The fundamental problem is that once your break/compartmentalize into layers it's harder apply global optimizations at local layers. You are trading off ease of implementation and compositionality for performance. You have to bubble up optimizations up the stack.
This is partly why QUIC is based on UDP instead TCP. You don't have all the information needed at the TCP layer to do the kind of optimizations that QUIC does.
This lack of "global optimization" I think is something that should be solved by a new protocol stack. (If it could be done without replacing the whole stack i'd be in favor of it, but I have no idea how)
Say you have a backend tcp http REST app that takes requests to modify a widget. To receive the request, the payload will pass over a series of networks and protocols, all with potentially different restrictions and modifications, until it gets to a load balancer, and then maybe a service mesh router, to a network service listening on the node of some container orchestrator, and finally read by the backend app.
All of the layers will have been replaced numerous times, and possibly the actual data payload modified. But the only thing your backend app knows is the final state. And then, somewhere along the way, there is an error. It could have happened anywhere along the chain, for who knows why. But you and the app server won't know when or where or why the error happened because none of the information about the changing layers (or network operations along the way) is carried along.
If the entire stack were not actually a stack, but instead a kind of commit log of transactions and instructions, we could see every single step in a transaction (ideally verified by cryptographic checksum). This would make it faster to diagnose problems and allow automation to work around known issues - in addition to making it harder for attackers to mess with traffic. In the simplest examples it would look like a stack, but for more complex paths it would look like a log.
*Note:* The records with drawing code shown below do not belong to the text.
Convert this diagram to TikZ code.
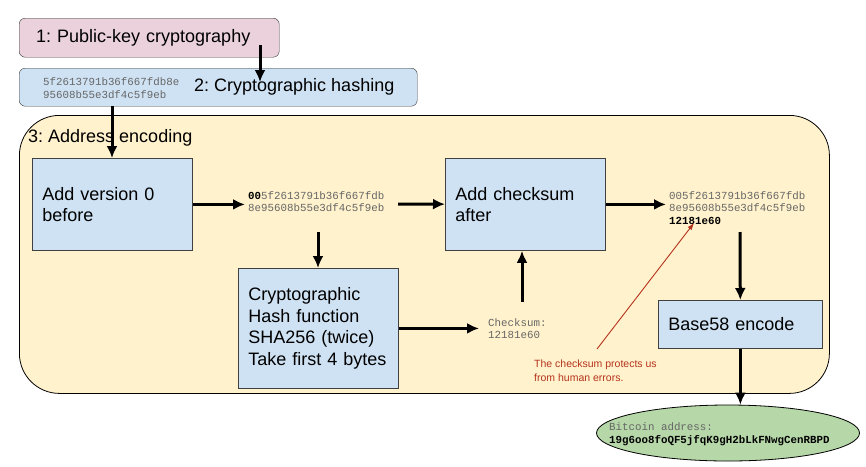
\documentclass[tikz,border=0pt]{standalone}
\usepackage{fontspec}
\setmainfont{Liberation Sans}
\setmonofont{Liberation Mono}
\usetikzlibrary{arrows.meta, positioning, shapes.geometric}
\definecolor{kPink}{HTML}{EAD1DC}
\definecolor{kBlue}{HTML}{CFE2F3}
\definecolor{kYellow}{HTML}{FFF2CC}
\definecolor{kGreen}{HTML}{B6D7A8}
\definecolor{kCode}{HTML}{666666}
\definecolor{kRed}{HTML}{B5321C}
\newcommand{\bigtxt}{\fontsize{18}{21.5}\selectfont}
\newcommand{\codetxt}{\ttfamily\fontsize{10.8}{12.5}\selectfont}
\frenchspacing

\begin{document}
\begin{tikzpicture}[x=1pt, y=-1pt,
    block/.style={draw=black!75, line width=0.8pt, fill=kBlue, anchor=north west,
      minimum width=160pt, minimum height=92pt, text width=140pt, inner xsep=10pt,
      align=left, font=\bigtxt},
    code/.style={anchor=north west, inner sep=0pt, align=left, text=kCode, font=\codetxt},
    flow/.style={-{Latex[length=12pt, width=11pt]}, line width=3pt},
    note/.style={kRed, line width=0.9pt},
  ]
  \useasboundingbox (0,0) rectangle (866,466);

  % 1 and 2
  \node[draw=black!80, fill=kPink, rounded corners=6pt, anchor=north west,
    minimum width=260pt, minimum height=39pt, text width=226pt, inner xsep=17pt,
    align=left, font=\bigtxt] (pubkey) at (19,18) {1: Public-key cryptography};
  \node[draw=black!80, fill=kBlue, rounded corners=6pt, anchor=north west,
    minimum width=398pt, minimum height=38pt] (hashing) at (19,68) {};
  \node[code, anchor=west] (pubhash) at (43,88) {5f2613791b36f667fdb8e\\95608b55e3df4c5f9eb};
  \node[anchor=west, inner sep=0pt, font=\bigtxt] (hashname) at (194,87) {2: Cryptographic hashing};
  \coordinate (k1) at (260,45);
  \coordinate (k2) at (260,82);
  \draw[flow] (k1) -- (k2);

  % 3
  \node[draw=black, line width=0.8pt, fill=kYellow, rounded corners=40pt, anchor=north west,
    minimum width=810pt, minimum height=278pt] (encoding) at (19,115) {};
  \node[anchor=north west, inner sep=0pt, font=\bigtxt] (encname) at (28,129) {3: Address encoding};

  \node[block] (version) at (32,158) {Add version 0\\before};
  \node[code] (vertext) at (248,191) {\textbf{\color{black}00}5f2613791b36f667fdb\\8e95608b55e3df4c5f9eb};
  \node[block] (addsum) at (445,158) {Add checksum\\after};
  \node[code] (sumtext) at (669,191) {005f2613791b36f667fdb\\8e95608b55e3df4c5f9eb\\\textbf{\color{black}12181e60}};
  \node[block, minimum height=120pt] (hash) at (238,268) {Cryptographic\\Hash function\\SHA256 (twice)\\Take first 4 bytes};
  \node[code] (sumval) at (488,318) {Checksum:\\12181e60};
  \node[block, minimum width=164pt, minimum height=48pt, text width=144pt] (base58) at (658,300) {Base58 encode};
  \node[ellipse, draw=black, line width=0.8pt, fill=kGreen, minimum width=263pt,
    minimum height=56pt, inner sep=0pt] (address) at (728,433) {};
  \node[code, anchor=west] (addrtext) at (609,434) {Bitcoin address:\\\textbf{\color{black}19g6oo8foQF5jfqK9gH2bLkFNwgCenRBPD}};

  \node[anchor=north west, inner sep=0pt, align=left, text=kRed,
    font=\fontsize{10.5}{14}\selectfont] (warn) at (534,360) {The checksum protects us\\from human errors.};
  \coordinate (w1) at (597,349);
  \coordinate (w2) at (694,223);
  \draw[note, -{Latex[length=7pt, width=5pt]}] (w1) -- (w2);

  % arrows
  \coordinate (h1) at (112,106);
  \coordinate (v1) at (398,204);
  \coordinate (v2) at (318,232);
  \coordinate (c1) at (522,302);
  \coordinate (s1) at (740,232);
  \draw[flow] (h1) -- (h1 |- version.north);
  \draw[flow, shorten >=3pt] (version) -- (version -| vertext.west);
  \draw[flow] (v1) -- (addsum);
  \draw[flow, shorten >=3pt] (addsum) -- (addsum -| sumtext.west);
  \draw[flow] (v2) -- (v2 |- hash.north);
  \draw[flow, shorten >=9pt] (hash) -- (hash -| sumval.west);
  \draw[flow] (c1) -- (c1 |- addsum.south);
  \draw[flow] (s1) -- (base58);
  \draw[flow] (base58) -- (base58 |- address.north);
\end{tikzpicture}
\end{document}
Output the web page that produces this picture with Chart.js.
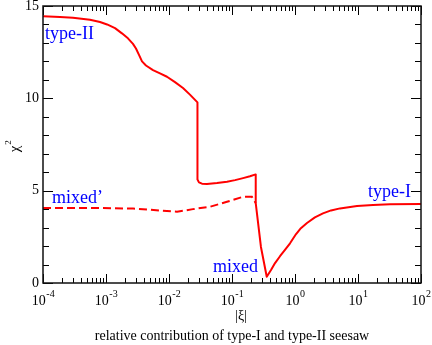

We could also potentially use this method to do away with service meshes.
Sounds a bit to me like that would necessitate describing your internal network to every outside server or client it trades requests with, unless your routers become much more sophisticated.
I cannot imagine that would ever be acceptable for most companies.
This is partly why QUIC is based on UDP instead TCP. You don't have all the information needed at the TCP layer to do the kind of optimizations that QUIC does.